Rows from a dataset of charts and code
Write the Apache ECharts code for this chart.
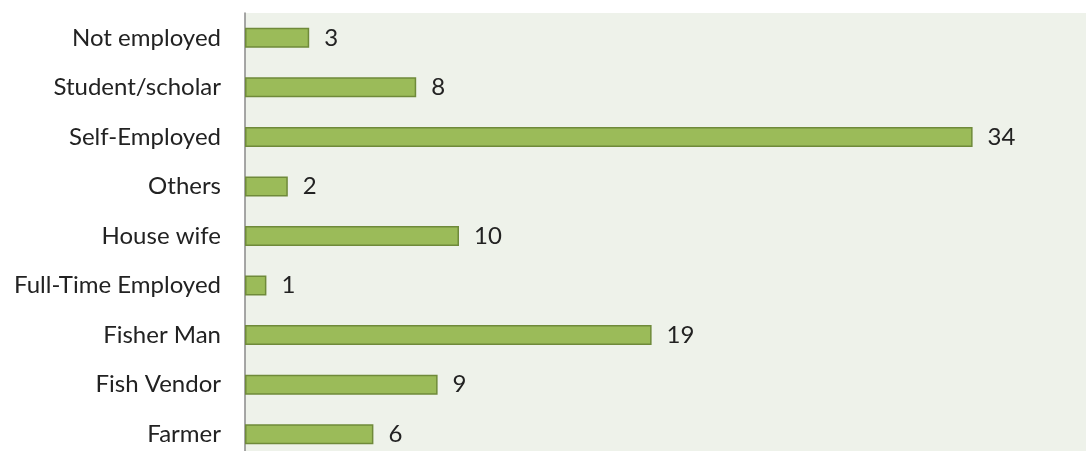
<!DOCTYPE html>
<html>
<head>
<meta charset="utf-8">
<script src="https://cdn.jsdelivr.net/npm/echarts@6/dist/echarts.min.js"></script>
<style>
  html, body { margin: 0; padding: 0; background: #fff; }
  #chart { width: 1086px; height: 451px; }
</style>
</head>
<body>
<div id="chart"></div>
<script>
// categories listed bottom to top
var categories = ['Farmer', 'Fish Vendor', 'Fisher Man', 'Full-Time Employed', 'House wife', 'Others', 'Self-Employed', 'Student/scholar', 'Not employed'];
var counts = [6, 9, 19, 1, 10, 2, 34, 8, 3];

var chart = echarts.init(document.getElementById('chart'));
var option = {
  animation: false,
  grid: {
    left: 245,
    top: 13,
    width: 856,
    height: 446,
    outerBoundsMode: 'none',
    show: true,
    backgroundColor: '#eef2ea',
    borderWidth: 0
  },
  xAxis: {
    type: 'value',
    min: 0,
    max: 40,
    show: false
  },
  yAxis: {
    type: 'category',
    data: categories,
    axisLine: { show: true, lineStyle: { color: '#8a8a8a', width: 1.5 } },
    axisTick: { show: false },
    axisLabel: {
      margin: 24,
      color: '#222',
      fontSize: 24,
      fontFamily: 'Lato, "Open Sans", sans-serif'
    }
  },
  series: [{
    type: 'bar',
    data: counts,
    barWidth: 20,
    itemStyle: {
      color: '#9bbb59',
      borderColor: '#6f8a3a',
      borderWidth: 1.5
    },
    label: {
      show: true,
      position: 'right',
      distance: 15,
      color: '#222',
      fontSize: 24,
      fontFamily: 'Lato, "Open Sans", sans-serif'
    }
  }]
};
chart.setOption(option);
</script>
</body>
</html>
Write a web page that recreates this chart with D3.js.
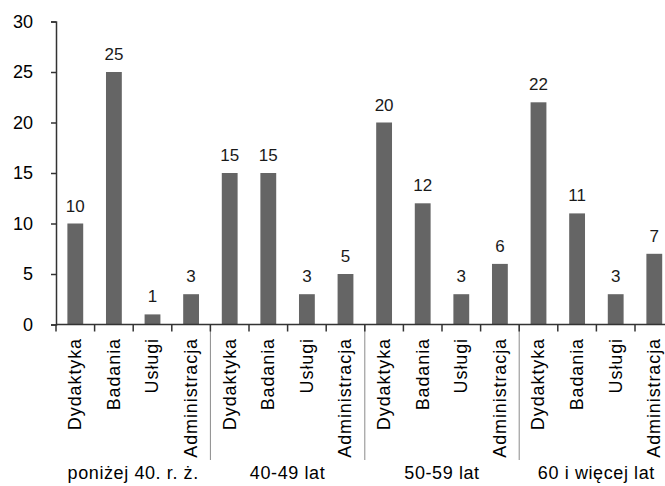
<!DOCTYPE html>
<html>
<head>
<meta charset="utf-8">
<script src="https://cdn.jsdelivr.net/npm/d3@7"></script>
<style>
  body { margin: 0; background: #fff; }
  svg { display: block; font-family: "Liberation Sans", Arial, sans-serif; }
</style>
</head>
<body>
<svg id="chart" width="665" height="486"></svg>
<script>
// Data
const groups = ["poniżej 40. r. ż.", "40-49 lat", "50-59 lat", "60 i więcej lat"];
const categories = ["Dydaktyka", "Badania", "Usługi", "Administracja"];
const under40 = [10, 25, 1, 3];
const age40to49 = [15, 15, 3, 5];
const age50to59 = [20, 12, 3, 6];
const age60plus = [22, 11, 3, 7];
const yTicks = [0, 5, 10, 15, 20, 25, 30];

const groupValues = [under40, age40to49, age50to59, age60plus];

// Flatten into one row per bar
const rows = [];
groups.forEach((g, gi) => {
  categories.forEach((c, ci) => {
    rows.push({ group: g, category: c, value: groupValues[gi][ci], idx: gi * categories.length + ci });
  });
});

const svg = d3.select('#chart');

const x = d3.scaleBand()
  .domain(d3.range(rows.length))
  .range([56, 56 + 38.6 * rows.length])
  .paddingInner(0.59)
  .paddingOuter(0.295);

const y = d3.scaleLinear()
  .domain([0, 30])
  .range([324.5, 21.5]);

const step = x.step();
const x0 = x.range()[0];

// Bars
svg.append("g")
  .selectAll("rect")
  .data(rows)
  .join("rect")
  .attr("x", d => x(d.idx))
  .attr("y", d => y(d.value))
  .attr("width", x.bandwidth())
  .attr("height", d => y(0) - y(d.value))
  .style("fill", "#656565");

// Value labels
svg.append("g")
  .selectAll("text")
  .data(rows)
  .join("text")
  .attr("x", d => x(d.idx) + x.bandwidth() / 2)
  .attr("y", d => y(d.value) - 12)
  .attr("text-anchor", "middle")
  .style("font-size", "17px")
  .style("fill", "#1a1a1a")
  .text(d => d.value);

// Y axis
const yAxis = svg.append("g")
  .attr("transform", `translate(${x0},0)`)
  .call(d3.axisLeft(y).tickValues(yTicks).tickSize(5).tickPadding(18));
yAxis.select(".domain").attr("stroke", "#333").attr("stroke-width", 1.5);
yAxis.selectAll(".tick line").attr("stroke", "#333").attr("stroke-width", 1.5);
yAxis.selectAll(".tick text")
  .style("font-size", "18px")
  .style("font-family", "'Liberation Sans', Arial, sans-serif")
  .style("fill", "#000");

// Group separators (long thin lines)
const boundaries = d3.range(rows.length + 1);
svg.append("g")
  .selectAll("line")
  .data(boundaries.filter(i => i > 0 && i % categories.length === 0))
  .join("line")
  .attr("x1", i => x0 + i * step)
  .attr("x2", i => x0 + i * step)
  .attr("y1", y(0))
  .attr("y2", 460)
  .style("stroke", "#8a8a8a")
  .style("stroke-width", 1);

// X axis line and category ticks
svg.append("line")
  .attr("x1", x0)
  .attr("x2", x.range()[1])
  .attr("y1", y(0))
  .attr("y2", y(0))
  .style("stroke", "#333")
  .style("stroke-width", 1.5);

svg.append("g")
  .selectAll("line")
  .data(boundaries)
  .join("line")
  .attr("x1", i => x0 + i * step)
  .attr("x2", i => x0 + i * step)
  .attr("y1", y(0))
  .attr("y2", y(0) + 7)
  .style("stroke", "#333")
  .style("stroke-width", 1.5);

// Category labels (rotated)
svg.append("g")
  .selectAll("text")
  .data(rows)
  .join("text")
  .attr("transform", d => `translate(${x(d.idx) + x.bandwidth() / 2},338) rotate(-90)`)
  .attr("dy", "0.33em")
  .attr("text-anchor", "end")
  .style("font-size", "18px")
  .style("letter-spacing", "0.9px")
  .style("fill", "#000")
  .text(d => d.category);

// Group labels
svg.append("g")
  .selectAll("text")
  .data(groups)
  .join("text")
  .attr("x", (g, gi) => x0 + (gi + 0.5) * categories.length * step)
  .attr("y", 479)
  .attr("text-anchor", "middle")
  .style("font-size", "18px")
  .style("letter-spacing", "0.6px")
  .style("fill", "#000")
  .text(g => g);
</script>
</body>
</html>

• _Task statement_
Your task is to repeat the data above exactly while excluding the pictures.

• _Task solution_
Write the Apache ECharts code for this chart.
<!DOCTYPE html>
<html>
<head>
<meta charset="utf-8">
<script src="https://cdn.jsdelivr.net/npm/echarts@6/dist/echarts.min.js"></script>
<style>
  html, body { margin: 0; padding: 0; background: #fff; }
  #chart { width: 1086px; height: 451px; }
</style>
</head>
<body>
<div id="chart"></div>
<script>
// categories listed bottom to top
var categories = ['Farmer', 'Fish Vendor', 'Fisher Man', 'Full-Time Employed', 'House wife', 'Others', 'Self-Employed', 'Student/scholar', 'Not employed'];
var counts = [6, 9, 19, 1, 10, 2, 34, 8, 3];

var chart = echarts.init(document.getElementById('chart'));
var option = {
  animation: false,
  grid: {
    left: 245,
    top: 13,
    width: 856,
    height: 446,
    outerBoundsMode: 'none',
    show: true,
    backgroundColor: '#eef2ea',
    borderWidth: 0
  },
  xAxis: {
    type: 'value',
    min: 0,
    max: 40,
    show: false
  },
  yAxis: {
    type: 'category',
    data: categories,
    axisLine: { show: true, lineStyle: { color: '#8a8a8a', width: 1.5 } },
    axisTick: { show: false },
    axisLabel: {
      margin: 24,
      color: '#222',
      fontSize: 24,
      fontFamily: 'Lato, "Open Sans", sans-serif'
    }
  },
  series: [{
    type: 'bar',
    data: counts,
    barWidth: 20,
    itemStyle: {
      color: '#9bbb59',
      borderColor: '#6f8a3a',
      borderWidth: 1.5
    },
    label: {
      show: true,
      position: 'right',
      distance: 15,
      color: '#222',
      fontSize: 24,
      fontFamily: 'Lato, "Open Sans", sans-serif'
    }
  }]
};
chart.setOption(option);
</script>
</body>
</html>
Write a web page that recreates this chart with D3.js.
<!DOCTYPE html>
<html>
<head>
<meta charset="utf-8">
<script src="https://cdn.jsdelivr.net/npm/d3@7"></script>
<style>
  body { margin: 0; background: #fff; }
  svg { display: block; font-family: "Liberation Sans", Arial, sans-serif; }
</style>
</head>
<body>
<svg id="chart" width="665" height="486"></svg>
<script>
// Data
const groups = ["poniżej 40. r. ż.", "40-49 lat", "50-59 lat", "60 i więcej lat"];
const categories = ["Dydaktyka", "Badania", "Usługi", "Administracja"];
const under40 = [10, 25, 1, 3];
const age40to49 = [15, 15, 3, 5];
const age50to59 = [20, 12, 3, 6];
const age60plus = [22, 11, 3, 7];
const yTicks = [0, 5, 10, 15, 20, 25, 30];

const groupValues = [under40, age40to49, age50to59, age60plus];

// Flatten into one row per bar
const rows = [];
groups.forEach((g, gi) => {
  categories.forEach((c, ci) => {
    rows.push({ group: g, category: c, value: groupValues[gi][ci], idx: gi * categories.length + ci });
  });
});

const svg = d3.select('#chart');

const x = d3.scaleBand()
  .domain(d3.range(rows.length))
  .range([56, 56 + 38.6 * rows.length])
  .paddingInner(0.59)
  .paddingOuter(0.295);

const y = d3.scaleLinear()
  .domain([0, 30])
  .range([324.5, 21.5]);

const step = x.step();
const x0 = x.range()[0];

// Bars
svg.append("g")
  .selectAll("rect")
  .data(rows)
  .join("rect")
  .attr("x", d => x(d.idx))
  .attr("y", d => y(d.value))
  .attr("width", x.bandwidth())
  .attr("height", d => y(0) - y(d.value))
  .style("fill", "#656565");

// Value labels
svg.append("g")
  .selectAll("text")
  .data(rows)
  .join("text")
  .attr("x", d => x(d.idx) + x.bandwidth() / 2)
  .attr("y", d => y(d.value) - 12)
  .attr("text-anchor", "middle")
  .style("font-size", "17px")
  .style("fill", "#1a1a1a")
  .text(d => d.value);

// Y axis
const yAxis = svg.append("g")
  .attr("transform", `translate(${x0},0)`)
  .call(d3.axisLeft(y).tickValues(yTicks).tickSize(5).tickPadding(18));
yAxis.select(".domain").attr("stroke", "#333").attr("stroke-width", 1.5);
yAxis.selectAll(".tick line").attr("stroke", "#333").attr("stroke-width", 1.5);
yAxis.selectAll(".tick text")
  .style("font-size", "18px")
  .style("font-family", "'Liberation Sans', Arial, sans-serif")
  .style("fill", "#000");

// Group separators (long thin lines)
const boundaries = d3.range(rows.length + 1);
svg.append("g")
  .selectAll("line")
  .data(boundaries.filter(i => i > 0 && i % categories.length === 0))
  .join("line")
  .attr("x1", i => x0 + i * step)
  .attr("x2", i => x0 + i * step)
  .attr("y1", y(0))
  .attr("y2", 460)
  .style("stroke", "#8a8a8a")
  .style("stroke-width", 1);

// X axis line and category ticks
svg.append("line")
  .attr("x1", x0)
  .attr("x2", x.range()[1])
  .attr("y1", y(0))
  .attr("y2", y(0))
  .style("stroke", "#333")
  .style("stroke-width", 1.5);

svg.append("g")
  .selectAll("line")
  .data(boundaries)
  .join("line")
  .attr("x1", i => x0 + i * step)
  .attr("x2", i => x0 + i * step)
  .attr("y1", y(0))
  .attr("y2", y(0) + 7)
  .style("stroke", "#333")
  .style("stroke-width", 1.5);

// Category labels (rotated)
svg.append("g")
  .selectAll("text")
  .data(rows)
  .join("text")
  .attr("transform", d => `translate(${x(d.idx) + x.bandwidth() / 2},338) rotate(-90)`)
  .attr("dy", "0.33em")
  .attr("text-anchor", "end")
  .style("font-size", "18px")
  .style("letter-spacing", "0.9px")
  .style("fill", "#000")
  .text(d => d.category);

// Group labels
svg.append("g")
  .selectAll("text")
  .data(groups)
  .join("text")
  .attr("x", (g, gi) => x0 + (gi + 0.5) * categories.length * step)
  .attr("y", 479)
  .attr("text-anchor", "middle")
  .style("font-size", "18px")
  .style("letter-spacing", "0.6px")
  .style("fill", "#000")
  .text(g => g);
</script>
</body>
</html>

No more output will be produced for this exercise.